A 53-year-old man convicted of 32 rape counts involving 10 minor boys, was sentenced to an effective 68 years imprisonment by acting Windhoek High Court Judge Alfred Siboleka yesterday.
Siboleka said he could find no compelling circumstances to deviate from the prescribed sentences and as such, he treated several counts perpetrated on individual complainants as one for the purpose of sentencing.
In the alternative, the judge said, the cumulative effect of the mandatory 15-year sentence on each count would total 480 years imprisonment, which he found to be grossly unrealistic, unjust and inhumane. He convicted Mervin Nguyapeua last year on 32 counts of rape.

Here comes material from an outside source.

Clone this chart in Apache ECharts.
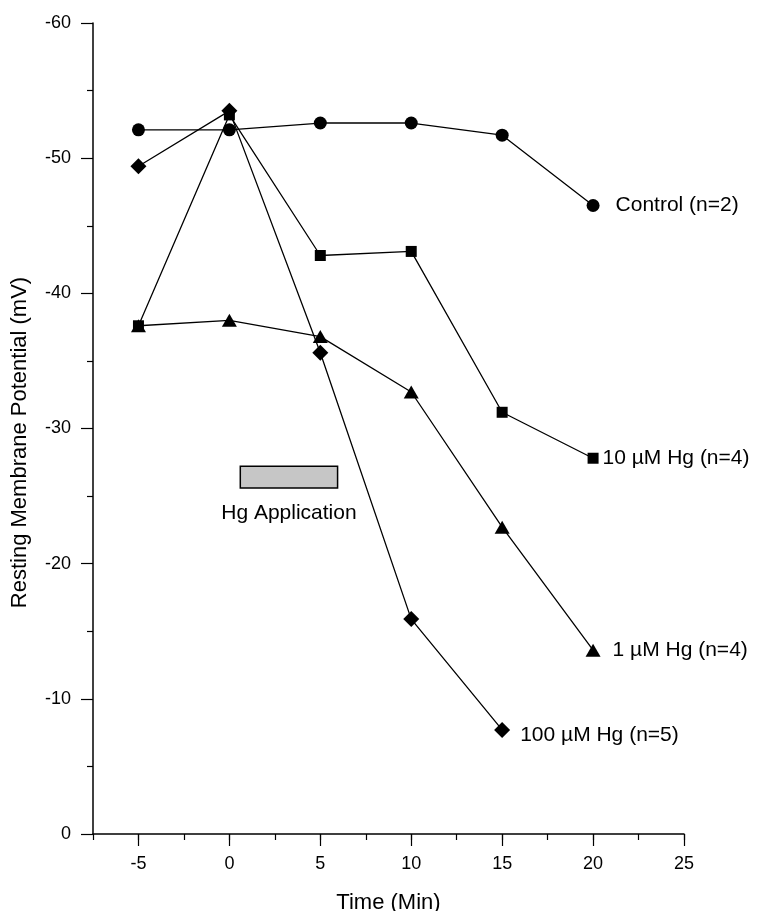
<!DOCTYPE html>
<html>
<head>
<meta charset="utf-8">
<script src="https://cdn.jsdelivr.net/npm/echarts@6/dist/echarts.min.js"></script>
<style>
  html, body { margin: 0; padding: 0; background: #fff; }
  #main { width: 764px; height: 911px; }
</style>
</head>
<body>
<div id="main"></div>
<script>
var chartDom = document.getElementById('main');
var myChart = echarts.init(chartDom);

// time points (min)
var times = [-5, 0, 5, 10, 15, 20];
var xTicks = [-5, 0, 5, 10, 15, 20, 25];

// resting membrane potential (mV)
var control = [-52.1, -52.1, -52.6, -52.6, -51.7, -46.5];
var hg10 = [-37.6, -53.2, -42.8, -43.1, -31.2, -27.8];
var hg1 = [-37.6, -38.0, -36.8, -32.7, -22.7, -13.6];
var hg100 = [-49.4, -53.5, -35.6, -15.9, -7.7];

// Hg application bar (time range, mV range)
var hgBarX = [0.6, 5.95];
var hgBarY = [-27.2, -25.6];

var font = 'Liberation Sans, Arial, sans-serif';

function makeSeries(name, vals, symbol, size, dist, offset) {
  var data = vals.map(function (v, i) {
    var item = { value: [times[i], v] };
    if (i === vals.length - 1) {
      item.label = {
        show: true,
        formatter: name,
        position: 'right',
        distance: dist,
        offset: offset || [0, 0],
        fontSize: 21,
        fontFamily: font,
        color: '#000'
      };
    }
    return item;
  });
  return {
    name: name,
    type: 'line',
    data: data,
    symbol: symbol,
    symbolSize: size,
    showAllSymbol: true,
    lineStyle: { color: '#000', width: 1.3 },
    itemStyle: { color: '#000' },
    emphasis: { disabled: true }
  };
}

var sControl = makeSeries('Control (n=2)', control, 'circle', 13, 16);
var s10 = makeSeries('10 µM Hg (n=4)', hg10, 'rect', 11, 4);
var s1 = makeSeries('1 µM Hg (n=4)', hg1, 'triangle', [15, 13], 12);
var s100 = makeSeries('100 µM Hg (n=5)', hg100, 'diamond', 16, 10, [0, 5]);

sControl.markArea = {
  silent: true,
  itemStyle: { color: '#c6c6c6', borderColor: '#000', borderWidth: 1.5 },
  label: {
    show: true,
    position: 'bottom',
    distance: 14,
    fontSize: 21,
    fontFamily: font,
    color: '#000'
  },
  data: [[
    { name: 'Hg Application', coord: [hgBarX[0], hgBarY[0]] },
    { coord: [hgBarX[1], hgBarY[1]] }
  ]]
};

var option = {
  animation: false,
  backgroundColor: '#fff',
  grid: { left: 93, right: 80, top: 23, bottom: 77, outerBoundsMode: 'none' },
  xAxis: [
    {
      type: 'value',
      position: 'bottom',
      min: -7.5,
      max: 25,
      interval: 2.5,
      axisLine: { onZero: false, lineStyle: { color: '#000', width: 1.5 } },
      axisTick: { length: 6, lineStyle: { color: '#000', width: 1.2 } },
      axisLabel: { show: false },
      splitLine: { show: false }
    },
    {
      type: 'value',
      position: 'bottom',
      min: -7.5,
      max: 25,
      interval: 2.5,
      axisLine: { show: false, onZero: false },
      axisTick: { customValues: xTicks, length: 12, lineStyle: { color: '#000', width: 1.2 } },
      axisLabel: { customValues: xTicks, fontSize: 18, fontFamily: font, color: '#000', margin: 21 },
      splitLine: { show: false },
      name: 'Time (Min)',
      nameLocation: 'middle',
      nameGap: 58,
      nameTextStyle: { fontSize: 22, fontFamily: font, color: '#000' }
    }
  ],
  yAxis: {
    type: 'value',
    inverse: true,
    min: -60,
    max: 0,
    interval: 10,
    axisLine: { show: true, onZero: false, lineStyle: { color: '#000', width: 1.5 } },
    axisTick: { show: true, length: 12, lineStyle: { color: '#000', width: 1.2 } },
    minorTick: { show: true, splitNumber: 2, length: 6, lineStyle: { color: '#000', width: 1.2 } },
    axisLabel: { fontSize: 18, fontFamily: font, color: '#000', margin: 22 },
    splitLine: { show: false },
    name: 'Resting Membrane Potential (mV)',
    nameLocation: 'middle',
    nameRotate: 90,
    nameGap: 62,
    nameTextStyle: { fontSize: 22, fontFamily: font, color: '#000', padding: [0, 28, 0, 0] }
  },
  series: [sControl, s1, s10, s100]
};

myChart.setOption(option);
</script>
</body>
</html>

According to the State, Nguyapeua forced at least 10 boys between the ages of 13 and 15 years to sodomise him after he stimulated their private parts.
The first incident allegedly occurred in 2013 and it continued until February 2016 when he was arrested. He sexually assaulted the first boy who was 14 years old on six occasions during 2013 and 2014, thereafter, a 13-year-old boy once, another 14-year-old once, and a 15-year-old on three different occasions.
He then raped a 14-year-old boy in January 2015, on two occasions and again during the second term. He was further accused of raping another 14-year-old during the second term of January 2015 on two occasions as well as another boy aged 14 on three occasions during 2015.
In September 2015, he sexually assaulted another 14-year-old on three occasions before he committed another six sexual assaults on a 13-year-old boy, and also raped the same boy in May 2015. He was arrested on 1 March 2016.
The judge said he took into account the fact that Nguyapeua has spent seven years in pre-trial custody and that he was a first offender. However, the judge said, he has grossly and irreparably violated the children, shattering his official duty of care and diligence into small pieces.
“Society is outraged on the sexual contamination of school children, even more so when these evils are perpetrated by an elderly person such as the accused,” the judge said. “In the eyes of society, the accused is a parent in his own right.” He went on to say that Nguyapeua, in the fulfilment of his mandate as a hostel superintendent, should have acted in the same way the victims’ parents would have in all relevant times and circumstances.
“The sexual molestation experienced by these school pupil victims at the hands of the accused has the potential to easily sway them to have more sexual lust as opposed to the required undivided attention to their schoolwork.
This sorry eventuality may result in these victims’ bright futures and the contribution they may later have had to their own country plunged into the sewer,” Judge Siboleka stressed. According to the judge, the seriousness of the offences lies in the fact that all the victims were primary school children between the ages of 13 to 17, at the time of the molestation.
The fact that he showed the victims pornographic footage of his cell phone in order to entice them into the sexual acts were aggravating, the prosecution asserted and the judge agreed, saying exposing such young children to sexual intercourse footage is a dangerous contamination to their wellbeing and future.
Nguyapeua denied the rape acts to the end of his trial and said he could not show remorse or apologise for something he did not do. “I want the court to let me go because I have not done anything wrong. All the people who testified during the trial lied,” he claimed.